Anche la Ctr Campania, con la sentenza n. 4332/5/2018, ha ritenuto valida la notifica dell’atto di appello a mezzo Pec, in caso di primo grado svolto con modalità cartacea, sostenendo che l’unico vincolo prescritto dalla normativa che disciplina il processo tributario telematico, con riguardo alle modalità di deposito e notifica di atti processuali, sia quello stabilito dal terzo comma dell’articolo 2 del Dm 163/2013, ove la parte abbia optato per il mezzo telematico in primo grado.
La Ctr Campania precisa, inoltre, che, ai fini della valida notifica a mezzo Pec dell’atto di appello, non occorre un’espressa elezione di domicilio, ma è sufficiente la mera indicazione dell’indirizzo Pec nel ricorso introduttivo del giudizio di primo grado per rendere operativo ope legis il relativo indirizzo come “elezione di domicilio digitale“.
A tale conclusione i giudici campani sono giunti richiamando l’articolo 6 del medesimo decreto, che disciplina l’elezione di domicilio digitale ai fini delle comunicazioni e delle notificazioni telematiche, stabilendo al comma 1 che “l’indicazione dell’indirizzo di posta elettronica certificata di cui all’articolo 7, ai sensi dell’articolo 18 del decreto legislativo 31 dicembre 1992, n. 546, contenuta nel ricorso introduttivo o nell’istanza di reclamo e mediazione notificati tramite PEC, equivale ad elezione di domicilio digitale ai fini delle comunicazioni e notificazioni telematiche“.

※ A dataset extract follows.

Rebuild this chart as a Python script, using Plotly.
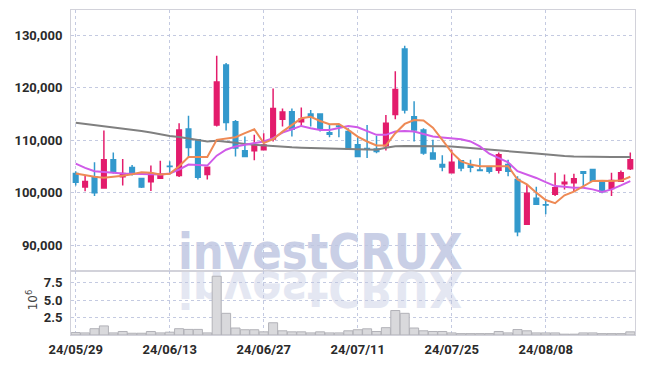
import base64
import plotly.graph_objects as go

dates = ["24/05/29", "24/05/30", "24/05/31",
         "24/06/03", "24/06/04", "24/06/05", "24/06/07", "24/06/10", "24/06/11", "24/06/12",
         "24/06/13", "24/06/14", "24/06/17", "24/06/18", "24/06/19", "24/06/20", "24/06/21",
         "24/06/24", "24/06/25", "24/06/26", "24/06/27", "24/06/28",
         "24/07/01", "24/07/02", "24/07/03", "24/07/04", "24/07/05", "24/07/08", "24/07/09",
         "24/07/10", "24/07/11", "24/07/12", "24/07/15", "24/07/16", "24/07/17", "24/07/18",
         "24/07/19", "24/07/22", "24/07/23", "24/07/24", "24/07/25", "24/07/26", "24/07/29",
         "24/07/30", "24/07/31",
         "24/08/01", "24/08/02", "24/08/05", "24/08/06", "24/08/07", "24/08/08", "24/08/09",
         "24/08/12", "24/08/13", "24/08/14", "24/08/16", "24/08/19", "24/08/20", "24/08/21",
         "24/08/22"]

open_ = [103640, 101060, 103020, 100870, 106280, 103020, 104770, 102700, 102090, 102750,
         105020, 103260, 112130, 110060, 103450, 112890, 124300, 113510, 107980, 107980,
         108170, 110190, 113960, 115400, 113510, 114960, 114960, 111400, 112700, 111620,
         109110, 108400, 108300, 108920, 114900, 127350, 114450, 111940, 107550, 105340,
         103770, 106090, 105150, 104300, 104830, 104260, 105340, 102510, 93960, 98920,
         97700, 99680, 101700, 101890, 104000, 104400, 102190, 100810, 102190, 104530]
high = [104080, 103260, 105770, 111810, 107660, 106410, 105270, 102750, 105150, 106090,
        105960, 113200, 114640, 110100, 105000, 126060, 124680, 113830, 110680, 111000,
        111320, 119810, 116040, 116040, 116230, 115720, 114960, 112890, 113020, 112260,
        110560, 112890, 110810, 114770, 123130, 127950, 117410, 112260, 110060, 107100,
        108170, 106200, 106280, 106550, 104900, 107660, 106280, 103130, 101570, 101130,
        98740, 103770, 103450, 103580, 104000, 104400, 102190, 103770, 104200, 107660]
low = [101380, 100250, 99360, 100800, 103640, 101380, 103260, 100900, 100300, 102700,
       103450, 103000, 106790, 102500, 102500, 112570, 111810, 106900, 106800, 106150,
       108000, 109740, 112570, 110680, 112570, 112570, 111620, 110560, 110560, 108300,
       106900, 106600, 107500, 108040, 113960, 115090, 109740, 107230, 106420, 104080,
       103770, 104080, 103880, 104080, 103640, 103640, 103130, 91700, 93900, 97800,
       95900, 99360, 100620, 100300, 101250, 102190, 99880, 99360, 102190, 104300]
close = [102000, 102130, 100000, 106280, 104080, 103640, 103640, 101060, 103640, 103510,
         104960, 111940, 108600, 102940, 104830, 121060, 113370, 108490, 106900, 108920,
         109060, 116040, 115340, 112075, 114020, 114340, 112260, 111130, 112570, 108300,
         106900, 108300, 107850, 113210, 119620, 115720, 111940, 107550, 106420, 104900,
         105770, 104710, 104830, 104200, 104080, 107230, 104080, 92570, 99870, 97800,
         97650, 100940, 102000, 102640, 103700, 102190, 100190, 102320, 103770, 106280]

ma_short = [103640, 103260, 103020, 102830, 103000, 103200, 103500, 103890, 103770, 103450,
            103580, 105020, 106790, 106790, 106790, 110060, 110370, 110560, 111320, 112075,
            109430, 110180, 111620, 112890, 114150, 114450, 113640, 113020, 113080, 111940,
            110680, 109740, 108980, 108980, 111320, 113080, 113830, 113750, 112380, 110060,
            107660, 105960, 105340, 105020, 105020, 105150, 105020, 102510, 101570, 100000,
            98600, 98000, 99500, 100200, 101250, 102220, 102250, 102200, 102300, 103020]
ma_mid = [105530, 104720, 104080, 103890, 103770, 103640, 103580, 103560, 103450, 103450,
          103640, 104400, 105340, 105210, 105150, 107040, 108170, 108800, 109110, 109430,
          109740, 110370, 111440, 112075, 112700, 112260, 111940, 111940, 112380, 112700,
          112450, 111750, 111000, 111000, 111620, 111750, 111620, 111150, 110680, 110500,
          110370, 110180, 109740, 108800, 107420, 106600, 105770, 104080, 103450, 102800,
          102000, 101250, 101130, 100940, 100940, 100620, 100110, 100620, 101380, 102190]
ma_long = [113320, 113100, 112950, 112720, 112520, 112250, 111980, 111720, 111450, 111100,
           110800, 110600, 110330, 110000, 109750, 109870, 109720, 109500, 109250, 109100,
           108980, 108850, 108700, 108620, 108560, 108500, 108470, 108420, 108380, 108320,
           108250, 108200, 108170, 108550, 108820, 108900, 108920, 108900, 108880, 108850,
           108800, 108650, 108500, 108360, 108250, 108150, 108030, 107850, 107600, 107430,
           107250, 107100, 106960, 106880, 106830, 106800, 106790, 106780, 106780, 106790]

vol_millions = [0.35, 0.3, 0.9, 1.3, 0.3, 0.5, 0.25, 0.25, 0.5, 0.3,
                0.4, 0.9, 0.8, 0.8, 0.3, 8.4, 3.1, 1.0, 0.75, 0.75,
                0.45, 1.75, 0.6, 0.45, 0.45, 0.3, 0.45, 0.3, 0.3, 0.6,
                0.75, 0.88, 0.5, 1.05, 3.5, 3.1, 1.0, 0.6, 0.5, 0.5,
                0.3, 0.2, 0.2, 0.2, 0.2, 0.5, 0.3, 0.78, 0.6, 0.3,
                0.3, 0.3, 0.12, 0.12, 0.3, 0.3, 0.2, 0.2, 0.2, 0.45]

price_ticks = [90000, 100000, 110000, 120000, 130000]
vol_ticks = [2.5, 5.0, 7.5]
vol_tick_text = ["2.5", "5.0", "7.5"]

idx = list(range(len(dates)))
date_tick_idx = idx[::10]
date_tick_text = [dates[i] for i in date_tick_idx]

UP = "#e31c6c"
DOWN = "#3399cc"
GRID = "rgba(190,196,222,0.9)"
FRAME = "#d2d2da"
TICKFONT = dict(family="Roboto", size=13, color="#2a2a2a", weight="bold")

fig = go.Figure()

fig.add_trace(go.Candlestick(
    x=idx, open=open_, high=high, low=low, close=close,
    increasing=dict(line=dict(color=UP, width=1.5), fillcolor=UP),
    decreasing=dict(line=dict(color=DOWN, width=1.5), fillcolor=DOWN),
    xaxis="x", yaxis="y", showlegend=False, hoverinfo="skip"))

fig.add_trace(go.Scatter(x=idx, y=ma_long, mode="lines",
                         line=dict(color="#808080", width=2), xaxis="x", yaxis="y",
                         showlegend=False, hoverinfo="skip"))
fig.add_trace(go.Scatter(x=idx, y=ma_mid, mode="lines",
                         line=dict(color="#cf5be8", width=2), xaxis="x", yaxis="y",
                         showlegend=False, hoverinfo="skip"))
fig.add_trace(go.Scatter(x=idx, y=ma_short, mode="lines",
                         line=dict(color="#ee8a55", width=2), xaxis="x", yaxis="y",
                         showlegend=False, hoverinfo="skip"))

fig.add_trace(go.Bar(x=idx, y=vol_millions, xaxis="x2", yaxis="y2",
                     marker=dict(color="#d9d9dc", line=dict(color="#b2b2b8", width=1)),
                     showlegend=False, hoverinfo="skip"))

# watermark (text + mirrored reflection) as inline SVG images
WM_FONT = 'font-family="DejaVu Sans, Roboto, sans-serif" font-weight="bold" font-size="50"'


def svg_uri(flip):
    fill = "#e4e7f2" if flip else "#c9cfe6"
    if flip:
        body = ('<g transform="scale(1,-1)"><text x="2" y="-1.5" textLength="285" '
                f'lengthAdjust="spacingAndGlyphs" {WM_FONT} fill="{fill}">investCRUX</text></g>')
    else:
        body = ('<text x="2" y="48.5" textLength="285" lengthAdjust="spacingAndGlyphs" '
                f'{WM_FONT} fill="{fill}">investCRUX</text>')
    svg = ('<svg xmlns="http://www.w3.org/2000/svg" width="296" height="50" '
           f'viewBox="0 0 296 50">{body}</svg>')
    return "data:image/svg+xml;base64," + base64.b64encode(svg.encode()).decode()


px_per_idx = 564.5 / 60
fig.add_layout_image(dict(source=svg_uri(False), xref="x", yref="y",
                          x=(176 - 71) / px_per_idx - 0.5, y=94585,
                          sizex=296 / px_per_idx, sizey=50 * 188.68,
                          sizing="stretch", layer="below", xanchor="left", yanchor="top"))
fig.add_layout_image(dict(source=svg_uri(True), xref="x2", yref="y2",
                          x=(176 - 71) / px_per_idx - 0.5, y=9.2,
                          sizex=296 / px_per_idx, sizey=50 / 7.065,
                          sizing="stretch", layer="below", xanchor="left", yanchor="top"))

axis_common = dict(showline=True, mirror=True, linecolor=FRAME, linewidth=1,
                   showgrid=True, gridcolor=GRID, griddash="dot", gridwidth=1,
                   zeroline=False, ticks="", tickfont=TICKFONT)

fig.update_layout(
    width=645, height=366,
    margin=dict(l=71, r=10, t=9, b=29),
    paper_bgcolor="white", plot_bgcolor="white",
    showlegend=False,
    xaxis=dict(domain=[0, 1], anchor="y", range=[-0.5, 59.5], rangeslider=dict(visible=False),
               tickvals=date_tick_idx, ticktext=date_tick_text, showticklabels=False,
               **axis_common),
    yaxis=dict(domain=[0.198, 1], anchor="x", range=[85150, 134770],
               tickvals=price_ticks, tickformat=",d", ticklabelstandoff=5, **axis_common),
    xaxis2=dict(domain=[0, 1], anchor="y2", matches="x", range=[-0.5, 59.5],
                tickvals=date_tick_idx, ticktext=date_tick_text, ticklabelstandoff=2,
                **axis_common),
    yaxis2=dict(domain=[0, 0.198], anchor="x2", range=[0, 9.2],
                tickvals=vol_ticks, ticktext=vol_tick_text, ticklabelstandoff=5,
                **axis_common),
    bargap=0.04,
)

fig.add_annotation(text="10<sup>6</sup>", xref="paper", yref="paper",
                   x=-0.069, y=0.107, xanchor="center", yanchor="middle",
                   textangle=-90, showarrow=False,
                   font=dict(family="DejaVu Sans", size=12, color="#444"))

fig.write_html("out.html")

È appena il caso di sottolineare che anche l’articolo 16-bis, comma 4, del Dlgs 546/1992 – in vigore dal 1° gennaio 2016 – stabilisce che “L’indicazione dell’indirizzo di posta elettronica certificata valevole per le comunicazioni e le notificazioni equivale alla comunicazione del domicilio eletto“.
Secondo i giudici campani, quindi, è valida la notifica dell’atto di appello all’indirizzo Pec indicato nel ricorso di primo grado, anche se cartaceo e ancorché non vi sia stata un’espressa elezione di domicilio digitale.